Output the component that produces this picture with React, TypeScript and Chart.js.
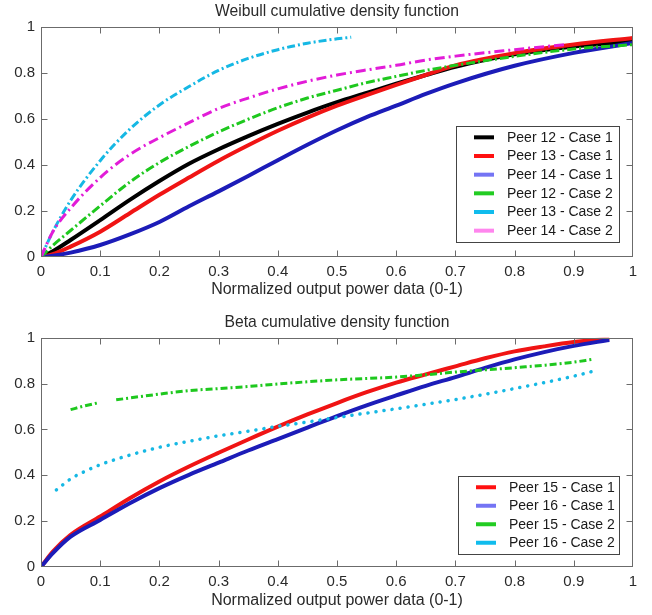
import React, { useEffect, useRef } from 'react';
import { Chart, registerables } from 'chart.js';

Chart.register(...registerables);

const FONT = '"Liberation Sans", Arial, Helvetica, sans-serif';
const TEXT = '#2a2a2a';

// ---------- Weibull (top) ----------
const weibullX = [0, 0.02, 0.05, 0.1, 0.15, 0.2, 0.25, 0.3, 0.35, 0.4, 0.45, 0.5, 0.55, 0.6, 0.65, 0.7, 0.8, 0.9, 1.0];
const w12Case1 = [0, 0.025, 0.074, 0.16, 0.248, 0.33, 0.405, 0.468, 0.525, 0.578, 0.627, 0.672, 0.712, 0.752, 0.79, 0.826, 0.88, 0.914, 0.936];
const w13Case1 = [0, 0.012, 0.045, 0.11, 0.19, 0.27, 0.345, 0.418, 0.485, 0.548, 0.605, 0.657, 0.703, 0.747, 0.79, 0.832, 0.885, 0.922, 0.951];
const w14Case1 = [0, 0.005, 0.019, 0.052, 0.098, 0.152, 0.22, 0.285, 0.352, 0.42, 0.487, 0.55, 0.607, 0.657, 0.708, 0.754, 0.83, 0.886, 0.929];
const w12Case2 = [0, 0.05, 0.115, 0.222, 0.325, 0.41, 0.48, 0.543, 0.598, 0.648, 0.69, 0.724, 0.757, 0.784, 0.81, 0.832, 0.871, 0.903, 0.922];
const w13Case2X = [0, 0.02, 0.05, 0.1, 0.15, 0.2, 0.25, 0.3, 0.35, 0.4, 0.45, 0.5, 0.524];
const w13Case2 = [0, 0.11, 0.245, 0.418, 0.555, 0.66, 0.74, 0.81, 0.862, 0.9, 0.928, 0.947, 0.954];
const w14Case2X = [0, 0.02, 0.05, 0.1, 0.15, 0.2, 0.25, 0.3, 0.35, 0.4, 0.45, 0.5, 0.55, 0.6, 0.65, 0.7, 0.8, 0.884];
const w14Case2 = [0, 0.11, 0.212, 0.345, 0.445, 0.518, 0.583, 0.645, 0.69, 0.73, 0.763, 0.79, 0.812, 0.832, 0.855, 0.872, 0.9, 0.922];

// ---------- Beta (bottom) ----------
const betaX = [0, 0.02, 0.05, 0.1, 0.15, 0.2, 0.25, 0.3, 0.35, 0.4, 0.45, 0.5, 0.55, 0.6, 0.65, 0.7, 0.75, 0.8, 0.85, 0.9, 0.96];
const b15Case1 = [0, 0.067, 0.14, 0.22, 0.3, 0.373, 0.438, 0.498, 0.556, 0.612, 0.665, 0.715, 0.762, 0.804, 0.84, 0.875, 0.91, 0.94, 0.962, 0.981, 0.996];
const b16Case1 = [0, 0.06, 0.132, 0.205, 0.278, 0.344, 0.402, 0.455, 0.508, 0.558, 0.608, 0.658, 0.705, 0.748, 0.79, 0.828, 0.868, 0.905, 0.937, 0.964, 0.99];
const b15Case2X = [0.05, 0.07, 0.095, 0.11, 0.127, 0.2, 0.25, 0.3, 0.35, 0.4, 0.5, 0.6, 0.65, 0.7, 0.8, 0.9, 0.93];
const b15Case2 = [0.686, 0.7, 0.715, null, 0.729, 0.754, 0.769, 0.778, 0.787, 0.798, 0.816, 0.828, 0.838, 0.85, 0.869, 0.893, 0.905];
const b16Case2X = [0.026, 0.05, 0.075, 0.1, 0.15, 0.2, 0.25, 0.3, 0.35, 0.4, 0.45, 0.5, 0.6, 0.7, 0.8, 0.9, 0.938];
const b16Case2 = [0.336, 0.384, 0.418, 0.446, 0.488, 0.522, 0.548, 0.572, 0.592, 0.613, 0.632, 0.652, 0.69, 0.73, 0.778, 0.832, 0.857];

const xTicksStep = 0.1;
const yTicksStep = 0.2;

const pts = (xs: number[], ys: (number | null)[]) => xs.map((x, i) => ({ x, y: ys[i] }));
const fmt = (v: any) => String(Math.round(Number(v) * 10) / 10);

const boxPlugin = {
  id: 'matlabBox',
  afterDatasetsDraw(chart: any) {
    const { ctx, chartArea: a, scales } = chart;
    ctx.save();
    ctx.strokeStyle = '#6b6b6b';
    ctx.lineWidth = 1;
    const L = Math.round(a.left) + 0.5, R = Math.round(a.right) - 0.5;
    const T = Math.round(a.top) + 0.5, B = Math.round(a.bottom) - 0.5;
    ctx.strokeRect(L, T, R - L, B - T);
    const len = 6;
    ctx.beginPath();
    scales.x.ticks.forEach((t: any) => {
      if (t.value <= 0 || t.value >= 1) return;
      const px = Math.round(scales.x.getPixelForValue(t.value)) + 0.5;
      ctx.moveTo(px, B); ctx.lineTo(px, B - len);
      ctx.moveTo(px, T); ctx.lineTo(px, T + len);
    });
    scales.y.ticks.forEach((t: any) => {
      if (t.value <= 0 || t.value >= 1) return;
      const py = Math.round(scales.y.getPixelForValue(t.value)) + 0.5;
      ctx.moveTo(L, py); ctx.lineTo(L + len, py);
      ctx.moveTo(R, py); ctx.lineTo(R - len, py);
    });
    ctx.stroke();
    ctx.restore();
  },
};

const legendPlugin = {
  id: 'insideLegend',
  afterDraw(chart: any, _args: any, opts: any) {
    const { ctx, chartArea: a } = chart;
    const ds = chart.data.datasets;
    const right = a.right - opts.right;
    const bottom = a.bottom - opts.bottom;
    const left = right - opts.width;
    const top = bottom - opts.height;
    ctx.save();
    ctx.fillStyle = '#ffffff';
    ctx.fillRect(left, top, opts.width, opts.height);
    ctx.strokeStyle = '#444444';
    ctx.lineWidth = 1;
    ctx.strokeRect(Math.round(left) + 0.5, Math.round(top) + 0.5, opts.width, opts.height);
    const rowH = (opts.height - 4) / ds.length;
    ctx.font = `14px ${FONT}`;
    ctx.textBaseline = 'middle';
    ctx.textAlign = 'left';
    ds.forEach((d: any, i: number) => {
      const cy = top + 2 + rowH * (i + 0.5);
      ctx.strokeStyle = d.legendColor || d.borderColor;
      ctx.lineWidth = 4;
      ctx.setLineDash([]);
      ctx.beginPath();
      ctx.moveTo(left + 18, cy);
      ctx.lineTo(left + 38, cy);
      ctx.stroke();
      ctx.fillStyle = '#1a1a1a';
      ctx.fillText(d.label, left + 51, cy + 0.5);
    });
    ctx.restore();
  },
};

type Cfg = {
  height: number;
  title: string;
  padTop: number;
  xHeight: number;
  xTitlePadBottom: number;
  legend: { right: number; bottom: number; width: number; height: number };
  datasets: any[];
};

function ChartPanel({ cfg }: { cfg: Cfg }) {
  const ref = useRef<HTMLCanvasElement | null>(null);
  useEffect(() => {
    if (!ref.current) return;
    const chart = new Chart(ref.current, {
      type: 'line',
      data: { datasets: cfg.datasets },
      options: {
        responsive: false,
        animation: false,
        devicePixelRatio: 1,
        layout: { padding: { top: cfg.padTop, right: 19, bottom: 0, left: 0 } },
        elements: { point: { radius: 0 }, line: { cubicInterpolationMode: 'monotone' } },
        plugins: {
          legend: { display: false },
          tooltip: { enabled: false },
          title: {
            display: true,
            fullSize: false,
            text: cfg.title,
            color: TEXT,
            font: { family: FONT, size: 15.7, weight: 'normal' },
            padding: { top: 0, bottom: 5.4 },
          },
          insideLegend: cfg.legend,
        } as any,
        scales: {
          x: {
            type: 'linear',
            min: 0,
            max: 1,
            ticks: { stepSize: xTicksStep, padding: 6, color: TEXT, font: { family: FONT, size: 15 }, maxRotation: 0, autoSkip: false, callback: fmt },
            grid: { display: false, drawTicks: false },
            border: { display: false },
            title: {
              display: true,
              text: 'Normalized output power data (0-1)',
              color: TEXT,
              font: { family: FONT, size: 16 },
              padding: { top: 0, bottom: cfg.xTitlePadBottom },
            },
            afterFit: (s: any) => { s.height = cfg.xHeight; },
          },
          y: {
            type: 'linear',
            min: 0,
            max: 1,
            ticks: { stepSize: yTicksStep, padding: 6, color: TEXT, font: { family: FONT, size: 15 }, callback: fmt },
            grid: { display: false, drawTicks: false },
            border: { display: false },
            afterFit: (s: any) => { s.width = 41; },
          },
        },
      } as any,
      plugins: [boxPlugin, legendPlugin],
    });
    return () => chart.destroy();
  }, []);
  return <canvas ref={ref} width={652} height={cfg.height} style={{ display: 'block', width: 652, height: cfg.height }} />;
}

const solid = (label: string, data: any[], color: string, legendColor: string, order: number) => ({
  label, data, borderColor: color, legendColor, borderWidth: 4, fill: false, order, spanGaps: false,
});
const dashed = (label: string, data: any[], color: string, legendColor: string, dash: number[], order: number, width = 3, cap = 'butt') => ({
  label, data, borderColor: color, legendColor, borderWidth: width, borderDash: dash, borderCapStyle: cap, fill: false, order, spanGaps: false,
});

const RED = '#f01414';
const BLUE = '#1c1cb8';
const GREEN = '#1ec81e';
const CYAN = '#16b8e4';
const MAGENTA = '#e21cd8';

const topCfg: Cfg = {
  height: 307,
  title: 'Weibull cumulative density function',
  padTop: 2.4,
  xHeight: 50,
  xTitlePadBottom: 7.4,
  legend: { right: 14, bottom: 15, width: 163, height: 116 },
  datasets: [
    solid('Peer 12 - Case 1', pts(weibullX, w12Case1), '#000000', '#000000', 0),
    solid('Peer 13 - Case 1', pts(weibullX, w13Case1), RED, '#ff1010', -1),
    solid('Peer 14 - Case 1', pts(weibullX, w14Case1), BLUE, '#7474f4', -2),
    dashed('Peer 12 - Case 2', pts(weibullX, w12Case2), GREEN, '#22cc22', [9, 3, 2, 3], -3),
    dashed('Peer 13 - Case 2', pts(w13Case2X, w13Case2), CYAN, '#10bced', [8, 3, 2, 3], -4),
    dashed('Peer 14 - Case 2', pts(w14Case2X, w14Case2), MAGENTA, '#ff86ee', [10, 4, 2, 4], -5),
  ],
};

const bottomCfg: Cfg = {
  height: 308,
  title: 'Beta cumulative density function',
  padTop: 6.4,
  xHeight: 48,
  xTitlePadBottom: 4.4,
  legend: { right: 14, bottom: 13, width: 161, height: 78 },
  datasets: [
    solid('Peer 15 - Case 1', pts(betaX, b15Case1), RED, '#ff1010', 0),
    solid('Peer 16 - Case 1', pts(betaX, b16Case1), BLUE, '#7474f4', -1),
    dashed('Peer 15 - Case 2', pts(b15Case2X, b15Case2), GREEN, '#22cc22', [7, 3, 2, 3], -2),
    dashed('Peer 16 - Case 2', pts(b16Case2X, b16Case2), CYAN, '#10bced', [0.1, 8], -3, 3.5, 'round'),
  ],
};

export default function App() {
  return (
    <div style={{ position: 'absolute', left: 0, top: 0, width: 652, height: 615, background: '#ffffff' }}>
      <ChartPanel cfg={topCfg} />
      <ChartPanel cfg={bottomCfg} />
    </div>
  );
}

# STATED GOAL:
Reproduce the data above word for word from its first line through the line that holds "const TEXT = '#2a2a2a';", both ends included; skip pictures.

# FINAL ANSWER:
Output the component that produces this picture with React, TypeScript and Chart.js.
import React, { useEffect, useRef } from 'react';
import { Chart, registerables } from 'chart.js';

Chart.register(...registerables);

const FONT = '"Liberation Sans", Arial, Helvetica, sans-serif';
const TEXT = '#2a2a2a';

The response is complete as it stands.